Ludwig and the court reappear, with a lively can-can. The Princess is shocked and downcast when she discovers that Ludwig already has three Grand Duchesses. He tells her that he defeated Rudolph in a statutory duel, and assumed all of the former Grand Duke's responsibilities. She points out that her claim predates the Baroness von Krakenfeldt's, and Ludwig is therefore obliged to marry her.
Ludwig and the Princess are about to go off to yet another wedding party, when Ernest, Rudolph and Dr Tannhäuser burst in. The Notary reveals that the Act regulating statutory duels specifically lays down that the ace shall count as lowest, so Ludwig did not win, was never Grand Duke, and cannot have revived the act. Within seconds, the Act expires, returning Ludwig to the living. All dance off to get married — Rudolph and the Princess; Ernest and Julia; and Ludwig and Lisa.
The published vocal score for The Grand Duke was available within days of opening night, and it included all of the music performed at the premiere. Shortly thereafter, there were a number of substantial cuts, which were reflected in the published libretto.

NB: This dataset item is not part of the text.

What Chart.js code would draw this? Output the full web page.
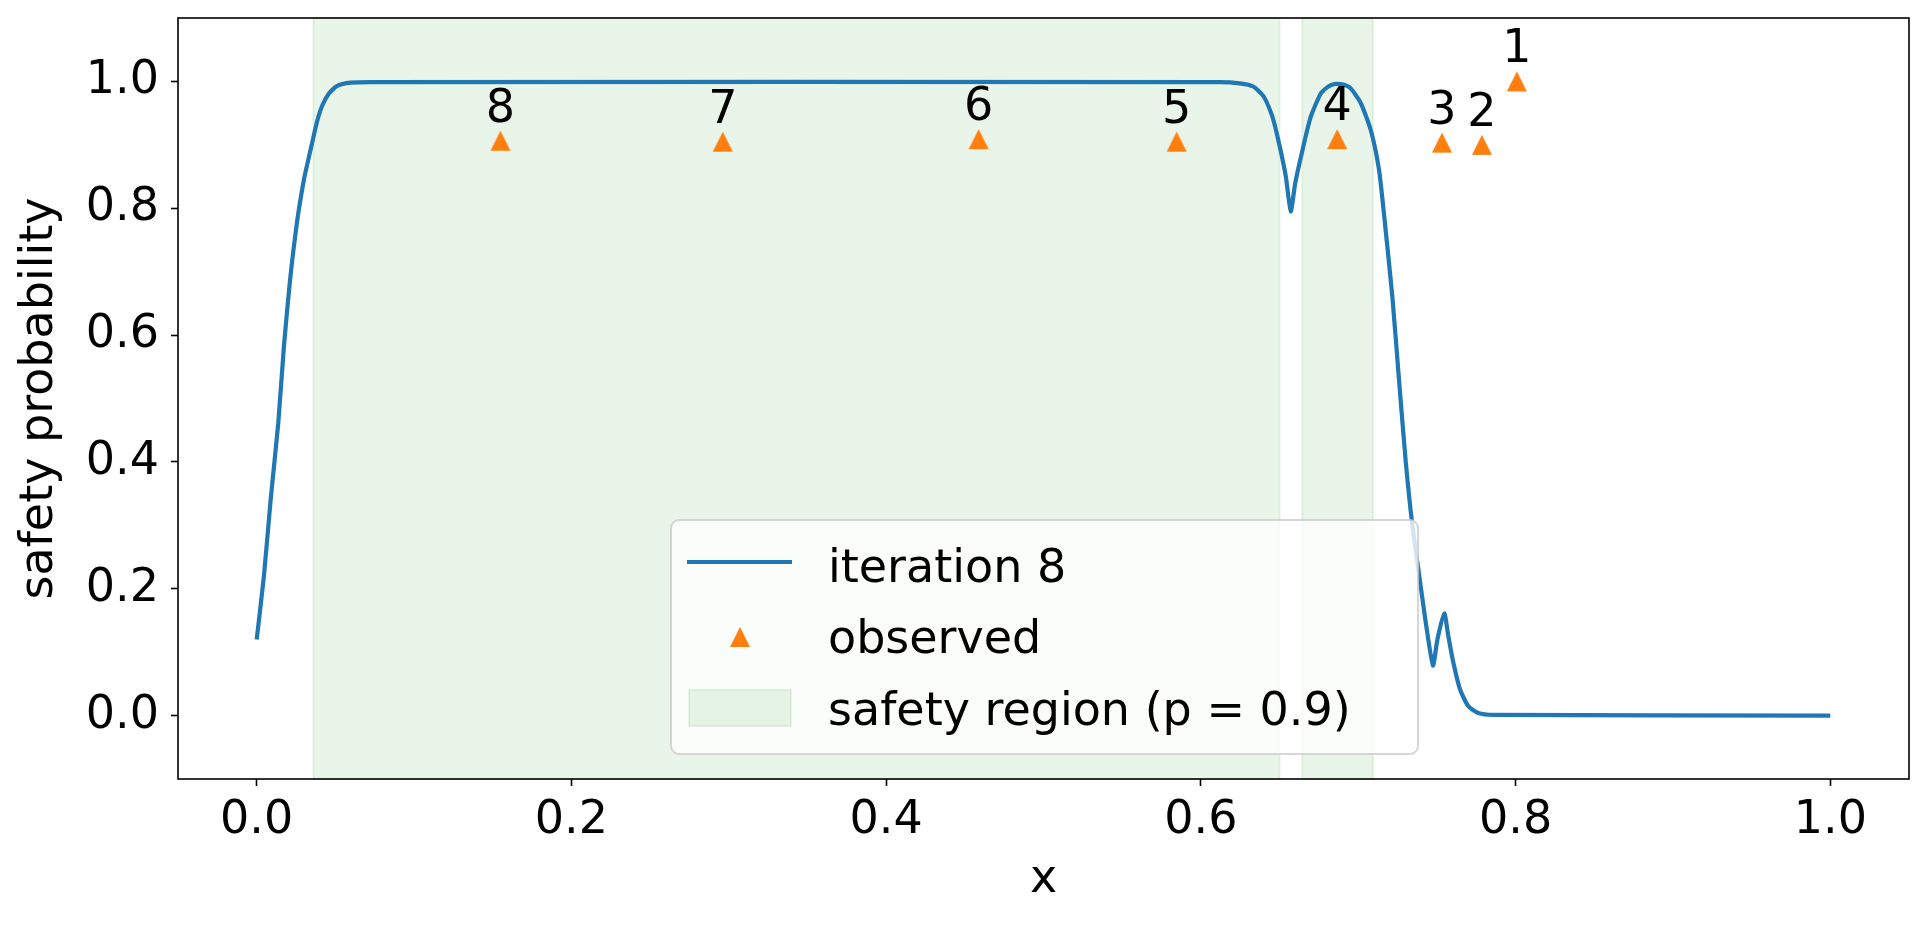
<!DOCTYPE html>
<html>
<head>
<meta charset="utf-8">
<script src="https://cdn.jsdelivr.net/npm/chart.js@4.4.0/dist/chart.umd.min.js"></script>
<style>
    body { margin: 0; background: #ffffff; }
    #caixa { width: 1930px; height: 927px; }
</style>
</head>
<body>
<div id="caixa"><canvas id="chartJS"></canvas></div>
<script>

// DADOS - curva "iteration 8"
const curvaX = [0, 0.0046, 0.0089, 0.0137, 0.0173, 0.0211, 0.0258, 0.0300, 0.0322, 0.0354, 0.0385,
    0.0417, 0.0459, 0.0512, 0.0597, 0.0724, 0.6120, 0.6248, 0.6333, 0.6400, 0.6455, 0.6497, 0.6540,
    0.6571, 0.6600, 0.6646, 0.6698, 0.6762, 0.6810, 0.6857, 0.6905, 0.6952, 0.7016, 0.7080, 0.7132,
    0.7164, 0.7217, 0.7259, 0.7302, 0.7344, 0.7397, 0.7429, 0.7475, 0.7503, 0.7547, 0.7572, 0.7604,
    0.7646, 0.7699, 0.7763, 0.7859, 1.0]
const curvaY = [0.120, 0.220, 0.341, 0.461, 0.582, 0.684, 0.781, 0.845, 0.870, 0.905, 0.938,
    0.962, 0.981, 0.993, 0.998, 0.999, 0.999, 0.997, 0.992, 0.976, 0.944, 0.902, 0.850,
    0.795, 0.840, 0.892, 0.944, 0.981, 0.992, 0.996, 0.995, 0.989, 0.966, 0.923, 0.861,
    0.790, 0.660, 0.530, 0.400, 0.300, 0.204, 0.147, 0.079, 0.120, 0.161, 0.126, 0.084,
    0.042, 0.015, 0.004, 0.001, 0.0]

// pontos observados
const obsX = [0.8008, 0.7786, 0.7532, 0.6866, 0.5846, 0.4588, 0.2962, 0.1549]
const obsY = [1.0, 0.900, 0.9035, 0.909, 0.905, 0.909, 0.905, 0.9065]
const obsRotulos = ['1', '2', '3', '4', '5', '6', '7', '8']

// regiao segura (p = 0.9)
const regiaoInicio = [0.036, 0.6644]
const regiaoFim = [0.650, 0.7094]

const ticksX = [0, 0.2, 0.4, 0.6, 0.8, 1.0]
const ticksY = [0, 0.2, 0.4, 0.6, 0.8, 1.0]

const AZUL = '#1f77b4'
const LARANJA = '#ff7f0e'
const VERDE = 'rgba(44, 160, 44, 0.1)'
const FONTE = 'DejaVu Sans'

Chart.defaults.font.family = FONTE
Chart.defaults.color = '#000'

// triangulo estilo matplotlib
const triangulo = document.createElement('canvas')
triangulo.width = 22
triangulo.height = 22
const tctx = triangulo.getContext('2d')
tctx.fillStyle = LARANJA
tctx.beginPath()
tctx.moveTo(11, 1)
tctx.lineTo(21, 21)
tctx.lineTo(1, 21)
tctx.closePath()
tctx.fill()

const regioes = {
    id: 'regioes',
    beforeDatasetsDraw(chart) {
        const { ctx, chartArea, scales } = chart
        ctx.save()
        ctx.fillStyle = VERDE
        ctx.strokeStyle = VERDE
        ctx.lineWidth = 2
        for (let i = 0; i < regiaoInicio.length; i++) {
            const x0 = scales.x.getPixelForValue(regiaoInicio[i])
            const x1 = scales.x.getPixelForValue(regiaoFim[i])
            ctx.fillRect(x0, chartArea.top, x1 - x0, chartArea.bottom - chartArea.top)
            ctx.strokeRect(x0, chartArea.top, x1 - x0, chartArea.bottom - chartArea.top)
        }
        ctx.restore()
    }
}

const moldura = {
    id: 'moldura',
    afterDatasetsDraw(chart) {
        const { ctx, chartArea, scales } = chart
        ctx.save()
        // numeros acima dos pontos
        ctx.fillStyle = '#000'
        ctx.font = '46px "' + FONTE + '"'
        ctx.textAlign = 'center'
        ctx.textBaseline = 'alphabetic'
        for (let i = 0; i < obsX.length; i++) {
            const px = scales.x.getPixelForValue(obsX[i])
            const py = scales.y.getPixelForValue(obsY[i])
            ctx.fillText(obsRotulos[i], px, py - 19)
        }
        // bordas do grafico
        ctx.strokeStyle = '#000'
        ctx.lineWidth = 1.6
        ctx.strokeRect(chartArea.left, chartArea.top, chartArea.right - chartArea.left, chartArea.bottom - chartArea.top)
        ctx.restore()
    }
}

const legenda = {
    id: 'legenda',
    afterDraw(chart) {
        const ctx = chart.ctx
        const L = 671, T = 520, W = 747, H = 234
        ctx.save()
        ctx.beginPath()
        ctx.roundRect(L, T, W, H, 8)
        ctx.fillStyle = 'rgba(255,255,255,0.8)'
        ctx.fill()
        ctx.strokeStyle = 'rgba(204,204,204,0.8)'
        ctx.lineWidth = 2
        ctx.stroke()

        ctx.strokeStyle = AZUL
        ctx.lineWidth = 4.2
        ctx.beginPath()
        ctx.moveTo(687, 562)
        ctx.lineTo(792, 562)
        ctx.stroke()

        ctx.drawImage(triangulo, 740 - 11, 637 - 11)

        ctx.fillStyle = VERDE
        ctx.strokeStyle = VERDE
        ctx.lineWidth = 2
        ctx.fillRect(689, 690, 102, 36)
        ctx.strokeRect(689, 690, 102, 36)

        ctx.fillStyle = '#000'
        ctx.font = '46px "' + FONTE + '"'
        ctx.textAlign = 'left'
        ctx.textBaseline = 'alphabetic'
        ctx.fillText('iteration 8', 828, 582)
        ctx.fillText('observed', 828, 653)
        ctx.fillText('safety region (p = 0.9)', 828, 725)
        ctx.restore()
    }
}

const meuchart = document.getElementById('chartJS')

const data = {
    datasets: [
        {
            label: 'iteration 8',
            data: curvaX.map((v, i) => ({ x: v, y: curvaY[i] })),
            showLine: true,
            borderColor: AZUL,
            borderWidth: 4.2,
            pointRadius: 0,
            tension: 0.2,
        },
        {
            label: 'observed',
            data: obsX.map((v, i) => ({ x: v, y: obsY[i] })),
            showLine: false,
            pointStyle: triangulo,
            pointRadius: 11,
            backgroundColor: LARANJA,
            borderColor: LARANJA,
        },
    ]
}

const config = {
    type: 'scatter',
    data: data,
    options: {
        responsive: true,
        maintainAspectRatio: false,
        animation: false,
        events: [],
        layout: {
            padding: { left: 0, right: 21, top: 18, bottom: 0 }
        },
        plugins: {
            legend: { display: false },
            tooltip: { enabled: false },
        },
        scales: {
            x: {
                type: 'linear',
                min: -0.05,
                max: 1.05,
                afterBuildTicks: (s) => { s.ticks = ticksX.map(v => ({ value: v })) },
                afterFit: (s) => { s.height = 148; s.paddingLeft = 0; s.paddingRight = 0 },
                grid: {
                    drawOnChartArea: false,
                    tickLength: 7,
                    tickWidth: 1.6,
                    tickColor: '#000',
                },
                border: { display: false },
                ticks: {
                    color: '#000',
                    padding: 7,
                    maxRotation: 0,
                    autoSkip: false,
                    font: { size: 46 },
                    callback: (v) => v.toFixed(1),
                },
                title: {
                    display: true,
                    text: 'x',
                    color: '#000',
                    font: { size: 46 },
                    padding: { top: 0, bottom: 19 },
                },
            },
            y: {
                type: 'linear',
                min: -0.1,
                max: 1.1,
                afterBuildTicks: (s) => { s.ticks = ticksY.map(v => ({ value: v })) },
                afterFit: (s) => { s.width = 178; s.paddingTop = 0; s.paddingBottom = 0 },
                grid: {
                    drawOnChartArea: false,
                    tickLength: 7,
                    tickWidth: 1.6,
                    tickColor: '#000',
                },
                border: { display: false },
                ticks: {
                    color: '#000',
                    padding: 12,
                    font: { size: 46 },
                    callback: (v) => v.toFixed(1),
                },
                title: {
                    display: true,
                    text: 'safety probability',
                    color: '#000',
                    font: { size: 46 },
                    padding: { top: 12, bottom: 0 },
                },
            },
        },
    },
    plugins: [regioes, moldura, legenda],
}

const chart = new Chart(meuchart, config)
</script>
</body>
</html>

It is uncertain whether Sullivan (who was travelling abroad) agreed with these cuts, but the published vocal score was never revised. The libretto and vocal score have thus remained in disagreement.
The cuts involving the music included:
There is no standard performing version of The Grand Duke. While most companies that have produced The Grand Duke agree that the first-night version is too long, there is no established tradition about which cuts to make, if any, and most productions have attempted some reorganization or rewriting.
The 1976 D'Oyly Carte recording observed the original cuts in Act I, but restored the three deleted numbers from Act II.
Until the D'Oyly Carte Opera Company recorded this opera in 1976, it was unfamiliar to most fans of Gilbert and Sullivan. While the 1976 recording has been well-received, the 1973 recording by UMGASS, though an amateur recording, including dialogue, is admired. The BBC had broadcast the opera with an excellent cast and including dialogue in 1966, but they have never released the recording.